▶ [Information shown]:
———
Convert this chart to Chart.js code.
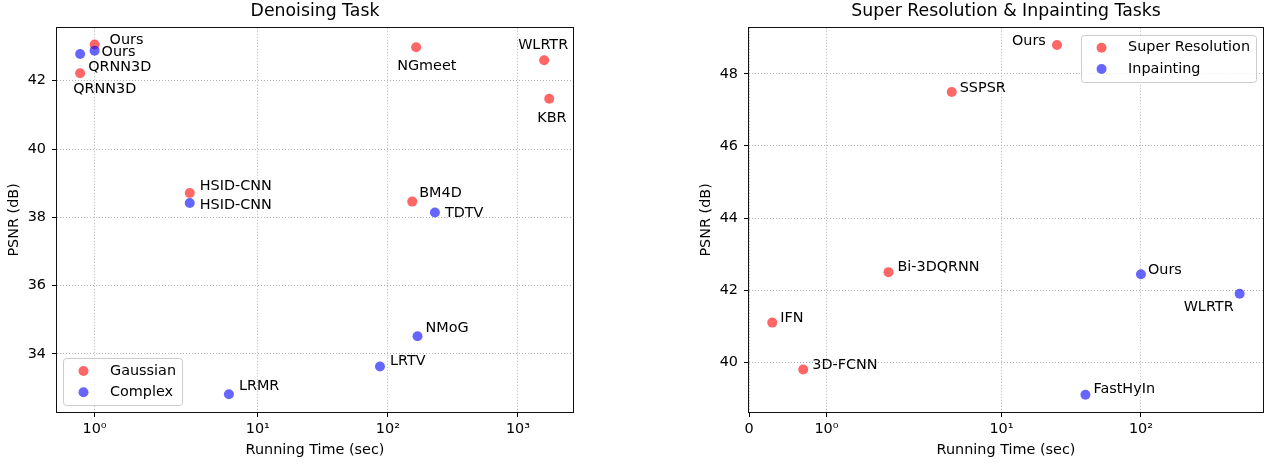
<!DOCTYPE html>
<html>
<head>
<meta charset="utf-8">
<script src="https://cdn.jsdelivr.net/npm/chart.js@4.4.0/dist/chart.umd.min.js"></script>
<style>
  html, body { margin: 0; padding: 0; background: #fff; }
  #wrap { position: relative; width: 1268px; height: 464px; }
  .panel { position: absolute; top: 0; width: 634px; height: 464px; }
</style>
</head>
<body>
<div id="wrap">
  <div class="panel" style="left:0"><canvas id="denoise" width="634" height="464"></canvas></div>
  <div class="panel" style="left:634px"><canvas id="srInp" width="634" height="464"></canvas></div>
</div>
<script>
// ---- denoising task ----
const denoiseTicksX = [1, 10, 100, 1000];
const denoiseTickLabelsX = ["10⁰", "10¹", "10²", "10³"];
const denoiseTicksY = [34, 36, 38, 40, 42];

const gaussianNames = ["Ours", "QRNN3D", "HSID-CNN", "NGmeet", "WLRTR", "KBR", "BM4D"];
const gaussianTime = [1.0, 0.8, 3.0, 165, 1590, 1740, 154];
const gaussianPsnr = [43.06, 42.22, 38.71, 42.98, 42.60, 41.47, 38.46];

const complexNames = ["Ours", "QRNN3D", "HSID-CNN", "TDTV", "NMoG", "LRTV", "LRMR"];
const complexTime = [1.0, 0.8, 3.0, 230, 169, 87, 6.0];
const complexPsnr = [42.88, 42.78, 38.42, 38.14, 34.52, 33.63, 32.82];

// ---- super resolution & inpainting ----
const srTicksX = [0, 1, 10, 100];
const srTickLabelsX = ["0", "10⁰", "10¹", "10²"];
const srTicksY = [40, 42, 44, 46, 48];

const srNames = ["Ours", "SSPSR", "Bi-3DQRNN", "IFN", "3D-FCNN"];
const srTime = [25, 4.4, 1.8, 0.3, 0.7];
const srPsnr = [48.8, 47.5, 42.5, 41.1, 39.8];

const inpNames = ["Ours", "WLRTR", "FastHyIn"];
const inpTime = [100, 510, 40];
const inpPsnr = [42.44, 41.9, 39.1];

// label nudges in px (left edge, vertical middle), like annotate xytext
const gaussianNudge = [[15, -4], [-7, 16], [10, -7], [-19, 19], [-26, -15], [-12, 19], [7, -8]];
const complexNudge = [[7, 2], [8, 13], [10, 2], [10, 1], [8, -8], [10, -5], [10, -8]];
const srNudge = [[-45, -4], [8, -4], [9, -5], [8, -4], [9, -4]];
const inpNudge = [[7, -4], [-56, 13], [8, -5]];

const RED = "rgba(255,0,0,0.6)";
const BLUE = "rgba(0,0,255,0.6)";
const FS = 14.4;

Chart.defaults.font.family = '"DejaVu Sans", sans-serif';
Chart.defaults.font.size = FS;
Chart.defaults.color = "#000";

// matplotlib style symlog (linthresh=2, linscale=1)
const LINTHRESH = 2;
const LINSCALE = 1 / (1 - 1 / 10);
function symlog(v) {
  const a = Math.abs(v);
  if (a <= LINTHRESH) return v * LINSCALE;
  return Math.sign(v) * LINTHRESH * (LINSCALE + Math.log10(a / LINTHRESH));
}
function symexp(t) {
  const a = Math.abs(t);
  if (a <= LINTHRESH * LINSCALE) return t / LINSCALE;
  return Math.sign(t) * LINTHRESH * Math.pow(10, a / LINTHRESH - LINSCALE);
}

class SymlogScale extends Chart.Scale {
  static id = "symlog";
  static defaults = {};
  determineDataLimits() {
    const { min, max } = this.getMinMax(true);
    this.min = min;
    this.max = max;
  }
  buildTicks() { return []; }
  configure() {
    super.configure();
    this._t0 = symlog(this.min);
    this._t1 = symlog(this.max);
  }
  getPixelForValue(v) {
    return this.getPixelForDecimal((symlog(v) - this._t0) / (this._t1 - this._t0));
  }
  getValueForPixel(p) {
    return symexp(this._t0 + this.getDecimalForPixel(p) * (this._t1 - this._t0));
  }
}
Chart.register(SymlogScale);

const frame = {
  id: "frame",
  beforeDatasetsDraw(chart) {
    const { left, top, right, bottom } = chart.chartArea;
    const ctx = chart.ctx;
    ctx.save();
    ctx.strokeStyle = "#111";
    ctx.lineWidth = 1;
    ctx.strokeRect(Math.round(left) - 0.5, Math.round(top) - 0.5, Math.round(right - left) + 1, Math.round(bottom - top) + 1);
    ctx.restore();
  }
};

const pointNames = {
  id: "pointNames",
  afterDatasetsDraw(chart) {
    const ctx = chart.ctx;
    ctx.save();
    ctx.font = FS + 'px "DejaVu Sans"';
    ctx.fillStyle = "#000";
    ctx.textAlign = "left";
    ctx.textBaseline = "middle";
    chart.data.datasets.forEach((ds, di) => {
      chart.getDatasetMeta(di).data.forEach((pt, i) => {
        const [dx, dy] = ds.nudge[i];
        ctx.fillText(ds.names[i], pt.x + dx, pt.y + dy);
      });
    });
    ctx.restore();
  }
};

const innerLegend = {
  id: "innerLegend",
  afterDraw(chart, args, opts) {
    const ctx = chart.ctx, ca = chart.chartArea;
    const items = chart.data.datasets;
    ctx.save();
    ctx.font = FS + 'px "DejaVu Sans"';
    const textW = Math.max(...items.map(d => ctx.measureText(d.label).width));
    const w = 47 + textW + 6, h = 47;
    const x = opts.corner === "lowerLeft" ? ca.left + 6 : ca.right - 7 - w;
    const y = opts.corner === "lowerLeft" ? ca.bottom - 7 - h : ca.top + 7;
    ctx.beginPath();
    ctx.roundRect(Math.round(x) + 0.5, Math.round(y) + 0.5, Math.round(w), h, 3);
    ctx.fillStyle = "rgba(255,255,255,0.8)";
    ctx.fill();
    ctx.strokeStyle = "#cccccc";
    ctx.lineWidth = 1;
    ctx.stroke();
    items.forEach((d, i) => {
      const cy = y + 13 + i * 21.3;
      ctx.beginPath();
      ctx.arc(x + 20.5, cy, 5, 0, Math.PI * 2);
      ctx.fillStyle = d.backgroundColor;
      ctx.fill();
      ctx.fillStyle = "#000";
      ctx.textAlign = "left";
      ctx.textBaseline = "middle";
      ctx.fillText(d.label, x + 47, cy);
    });
    ctx.restore();
  }
};

function pts(xs, ys) {
  return xs.map((x, i) => ({ x: x, y: ys[i] }));
}

function dataset(label, xs, ys, color, names, nudge, order) {
  return {
    label: label,
    data: pts(xs, ys),
    backgroundColor: color,
    borderColor: color,
    borderWidth: 0,
    pointRadius: 5,
    pointHoverRadius: 5,
    order: order,
    names: names,
    nudge: nudge
  };
}

function makeChart(id, title, datasets, xTicks, xLabels, xLim, yTicks, yLim, corner, padLeft, padRight) {
  return new Chart(document.getElementById(id), {
    type: "scatter",
    data: { datasets: datasets },
    options: {
      responsive: false,
      animation: false,
      devicePixelRatio: 1,
      layout: { padding: { left: padLeft, right: padRight, top: 0, bottom: 0 } },
      plugins: {
        legend: { display: false },
        tooltip: { enabled: false },
        title: {
          display: true,
          text: title,
          fullSize: false,
          color: "#000",
          font: { size: 17.3, weight: "normal" },
          padding: { top: 1, bottom: 6 }
        },
        innerLegend: { corner: corner }
      },
      scales: {
        x: {
          type: "symlog",
          min: xLim[0],
          max: xLim[1],
          afterBuildTicks(s) { s.ticks = xTicks.map(v => ({ value: v })); },
          afterFit(s) { s.height = 52; },
          grid: { color: "#b0b0b0", lineWidth: 1, tickLength: 5, tickColor: "#000", tickWidth: 1 },
          border: { display: false, dash: [1, 2] },
          ticks: {
            callback: (v, i) => xLabels[i],
            padding: 4,
            maxRotation: 0,
            autoSkip: false,
            color: "#000"
          },
          title: { display: true, text: "Running Time (sec)", color: "#000", padding: { top: 0, bottom: 5 } }
        },
        y: {
          type: "linear",
          min: yLim[0],
          max: yLim[1],
          afterBuildTicks(s) { s.ticks = yTicks.map(v => ({ value: v })); },
          afterFit(s) { s.width = 57; },
          grid: { color: "#b0b0b0", lineWidth: 1, tickLength: 5, tickColor: "#000", tickWidth: 1 },
          border: { display: false, dash: [1, 2] },
          ticks: { callback: v => String(v), padding: 6, color: "#000" },
          title: { display: true, text: "PSNR (dB)", color: "#000", padding: { top: 6, bottom: 0 } }
        }
      }
    },
    plugins: [frame, pointNames, innerLegend]
  });
}

makeChart("denoise", "Denoising Task",
  [dataset("Gaussian", gaussianTime, gaussianPsnr, RED, gaussianNames, gaussianNudge, 1),
   dataset("Complex", complexTime, complexPsnr, BLUE, complexNames, complexNudge, 0)],
  denoiseTicksX, denoiseTickLabelsX, [0.48, 2650],
  denoiseTicksY, [32.3, 43.55], "lowerLeft", 0, 61);

makeChart("srInp", "Super Resolution & Inpainting Tasks",
  [dataset("Super Resolution", srTime, srPsnr, RED, srNames, srNudge, 1),
   dataset("Inpainting", inpTime, inpPsnr, BLUE, inpNames, inpNudge, 0)],
  srTicksX, srTickLabelsX, [0, 750],
  srTicksY, [38.62, 49.28], "upperRight", 58, 3);
</script>
</body>
</html>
———
▶ [Goal of the exercise]:
Restate exactly, please, only the lines between the start of the data and the line containing "const srTicksY = [40, 42, 44, 46, 48];", both ends included, skipping the pictures.

▶ [Response to this exercise]:
Convert this chart to Chart.js code.
<!DOCTYPE html>
<html>
<head>
<meta charset="utf-8">
<script src="https://cdn.jsdelivr.net/npm/chart.js@4.4.0/dist/chart.umd.min.js"></script>
<style>
  html, body { margin: 0; padding: 0; background: #fff; }
  #wrap { position: relative; width: 1268px; height: 464px; }
  .panel { position: absolute; top: 0; width: 634px; height: 464px; }
</style>
</head>
<body>
<div id="wrap">
  <div class="panel" style="left:0"><canvas id="denoise" width="634" height="464"></canvas></div>
  <div class="panel" style="left:634px"><canvas id="srInp" width="634" height="464"></canvas></div>
</div>
<script>
// ---- denoising task ----
const denoiseTicksX = [1, 10, 100, 1000];
const denoiseTickLabelsX = ["10⁰", "10¹", "10²", "10³"];
const denoiseTicksY = [34, 36, 38, 40, 42];

const gaussianNames = ["Ours", "QRNN3D", "HSID-CNN", "NGmeet", "WLRTR", "KBR", "BM4D"];
const gaussianTime = [1.0, 0.8, 3.0, 165, 1590, 1740, 154];
const gaussianPsnr = [43.06, 42.22, 38.71, 42.98, 42.60, 41.47, 38.46];

const complexNames = ["Ours", "QRNN3D", "HSID-CNN", "TDTV", "NMoG", "LRTV", "LRMR"];
const complexTime = [1.0, 0.8, 3.0, 230, 169, 87, 6.0];
const complexPsnr = [42.88, 42.78, 38.42, 38.14, 34.52, 33.63, 32.82];

// ---- super resolution & inpainting ----
const srTicksX = [0, 1, 10, 100];
const srTickLabelsX = ["0", "10⁰", "10¹", "10²"];
const srTicksY = [40, 42, 44, 46, 48];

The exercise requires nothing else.